# Bob Sikes 9-21-12



## Smarty (Nov 23, 2008)

Long night but ended up being a good one. At 1st only caught undersized Mangrove Snapper that went immediately back in the drink. Then only was catching White Grunts with loads of pinfish to follow. Topwater fishing was out because the Ladyfish were out in force! Was about to pack up then at 4am tried shrimp again and lost a nice Mangrove Snapper and a legal size Redfish  ugh! Okay, wasn't really mad but actually starting to have fun even though I was running very low on shrimp which was the only bait anything decent was biting. Well I didn't give up and it paid off. Hooked up on a couple barely legal Mangrove and a Lane Snapper. So by then I had worked up a good appetite and being hungry and fat are not a good combination unless you came prepared. Lucky for me I was ready and started cooking a tasty breakfast. As I was enjoying my catch the one line that I kept in the water with a small pinfish started to call my name. Another Redfish and on much better line this time around. A long night, good breakfast, and one for the cooler.
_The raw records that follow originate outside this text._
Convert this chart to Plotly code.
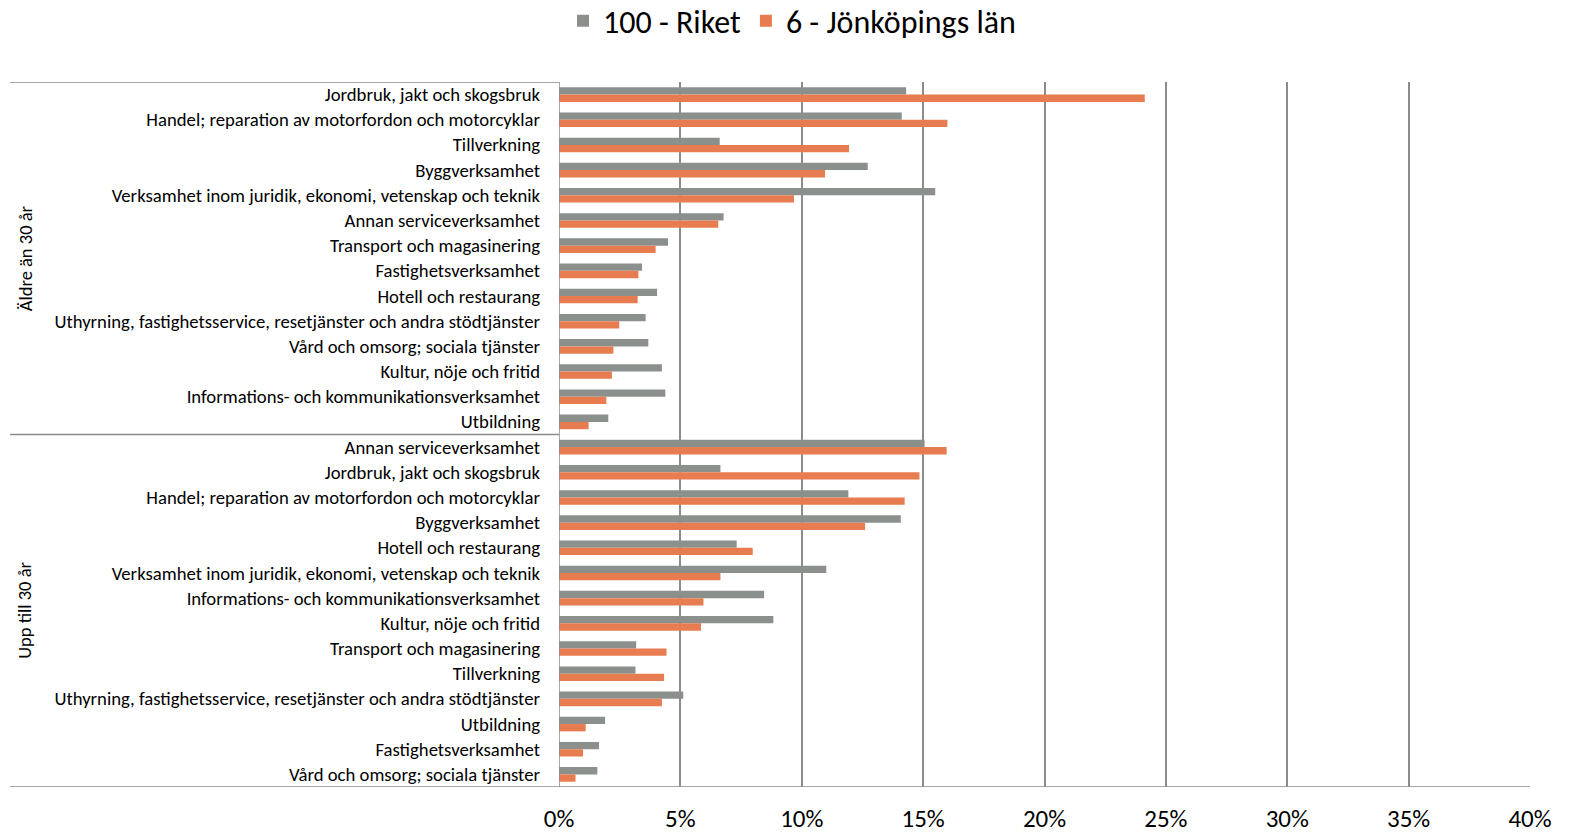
import plotly.graph_objects as go

groups = ["Äldre än 30 år", "Upp till 30 år"]

cats_older = [
    "Jordbruk, jakt och skogsbruk",
    "Handel; reparation av motorfordon och motorcyklar",
    "Tillverkning",
    "Byggverksamhet",
    "Verksamhet inom juridik, ekonomi, vetenskap och teknik",
    "Annan serviceverksamhet",
    "Transport och magasinering",
    "Fastighetsverksamhet",
    "Hotell och restaurang",
    "Uthyrning, fastighetsservice, resetjänster och andra stödtjänster",
    "Vård och omsorg; sociala tjänster",
    "Kultur, nöje och fritid",
    "Informations- och kommunikationsverksamhet",
    "Utbildning",
]
riket_older = [14.30, 14.12, 6.62, 12.72, 15.50, 6.78, 4.49, 3.42, 4.04, 3.57, 3.68, 4.24, 4.38, 2.03]
jkpg_older = [24.13, 16.00, 11.95, 10.96, 9.68, 6.56, 3.98, 3.27, 3.24, 2.48, 2.24, 2.18, 1.95, 1.22]

cats_young = [
    "Annan serviceverksamhet",
    "Jordbruk, jakt och skogsbruk",
    "Handel; reparation av motorfordon och motorcyklar",
    "Byggverksamhet",
    "Hotell och restaurang",
    "Verksamhet inom juridik, ekonomi, vetenskap och teknik",
    "Informations- och kommunikationsverksamhet",
    "Kultur, nöje och fritid",
    "Transport och magasinering",
    "Tillverkning",
    "Uthyrning, fastighetsservice, resetjänster och andra stödtjänster",
    "Utbildning",
    "Fastighetsverksamhet",
    "Vård och omsorg; sociala tjänster",
]
riket_young = [15.06, 6.65, 11.92, 14.08, 7.32, 11.01, 8.45, 8.83, 3.18, 3.15, 5.12, 1.90, 1.65, 1.58]
jkpg_young = [15.97, 14.85, 14.24, 12.61, 7.98, 6.65, 5.95, 5.85, 4.43, 4.33, 4.24, 1.10, 0.99, 0.68]

series_names = ["100 - Riket", "6 - Jönköpings län"]
x_ticks = [0, 5, 10, 15, 20, 25, 30, 35, 40]
x_ticktext = [f"{v}%" for v in x_ticks]

GRAY = "#8B908D"
ORANGE = "#E67C4F"
FONT = "Carlito, Calibri, Lato, sans-serif"

labels = cats_older + cats_young
pos = list(range(len(labels)))
riket = riket_older + riket_young
jkpg = jkpg_older + jkpg_young

fig = go.Figure()
fig.add_trace(go.Bar(y=pos, x=riket, orientation="h", name=series_names[0],
                     marker=dict(color=GRAY, line=dict(width=0))))
fig.add_trace(go.Bar(y=pos, x=jkpg, orientation="h", name=series_names[1],
                     marker=dict(color=ORANGE, line=dict(width=0))))

n_old = len(cats_older)
n_all = len(labels)
line_col = "#8C8C8C"

W, H = 1569, 834
plot_left, plot_right = 559, 1530
plot_top, plot_bottom = 82, 787
left_px = 10
plot_w = plot_right - plot_left
plot_h = plot_bottom - plot_top
x0_paper = (left_px - plot_left) / plot_w

shapes = []
for yb in [-0.5, n_old - 0.5]:
    shapes.append(dict(type="line", xref="paper", yref="y", x0=x0_paper, x1=0,
                       y0=yb, y1=yb, line=dict(color=line_col, width=1.5)))
shapes.append(dict(type="line", xref="paper", yref="y", x0=x0_paper, x1=1,
                   y0=n_all - 0.5, y1=n_all - 0.5, line=dict(color=line_col, width=1.5)))
shapes.append(dict(type="line", xref="x", yref="y", x0=0, x1=0,
                   y0=-0.5, y1=n_all - 0.5, line=dict(color=line_col, width=1.5)))

annotations = []
gx = (25 - plot_left) / plot_w
for g, (a, b) in zip(groups, [(0, n_old - 1), (n_old, n_all - 1)]):
    annotations.append(dict(text=g, xref="paper", yref="y", x=gx, y=(a + b) / 2,
                            textangle=-90, showarrow=False, xanchor="center", yanchor="middle",
                            font=dict(size=18.5, color="#000000", family=FONT)))

fig.update_layout(
    width=W, height=H,
    paper_bgcolor="white", plot_bgcolor="white",
    barmode="group", bargap=0.42, bargroupgap=0.0,
    margin=dict(l=plot_left, r=W - plot_right, t=plot_top, b=H - plot_bottom,
                pad=0, autoexpand=False),
    font=dict(family=FONT, color="#000000"),
    legend=dict(orientation="h", x=(792 - plot_left) / plot_w, xanchor="center",
                y=1 + (plot_top - 21) / plot_h, yanchor="middle",
                font=dict(size=32, family=FONT, color="#000000"),
                itemwidth=30, traceorder="normal"),
    shapes=shapes,
    annotations=annotations,
    xaxis=dict(range=[0, 40], tickvals=x_ticks, ticktext=x_ticktext,
               showgrid=True, gridcolor=line_col, gridwidth=1.5,
               zeroline=False, showline=False, ticks="",
               ticklabelstandoff=14,
               tickfont=dict(size=25, family=FONT, color="#000000")),
    yaxis=dict(range=[n_all - 0.5, -0.5], tickvals=pos, ticktext=labels,
               showgrid=False, zeroline=False, showline=False, ticks="",
               ticklabelstandoff=18,
               tickfont=dict(size=18.7, family=FONT, color="#000000")),
)

fig.write_html("out.html", config={"displayModeBar": False},
               post_script="document.body.style.margin='0';document.body.style.overflow='hidden';")
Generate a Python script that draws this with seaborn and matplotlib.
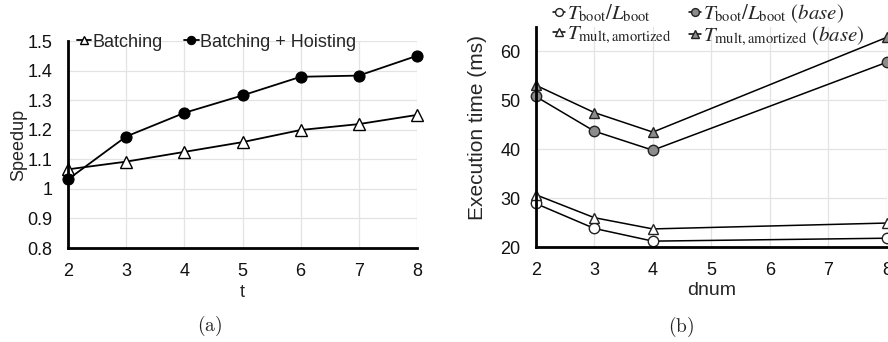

It just doesn't get any better than that when you're landlocked and hungry. Cooler weather, come on I'm ready for ya!


----------



## Longbow14 (Aug 8, 2011)

nice haul. If you go out again I'll bring some fries.


----------



## Smarty (Nov 23, 2008)

Longbow14 said:


> nice haul. If you go out again I'll bring some fries.


 Funny! I almost took some spuds as a back up plan! :laughing:


----------



## 1pescadoloco (Dec 2, 2011)

Great story:notworthy:
Fillet, fry & release:thumbup::thumbup:
A few tortillas some slaw & salsa & you could have had some fish tacos:thumbup:


----------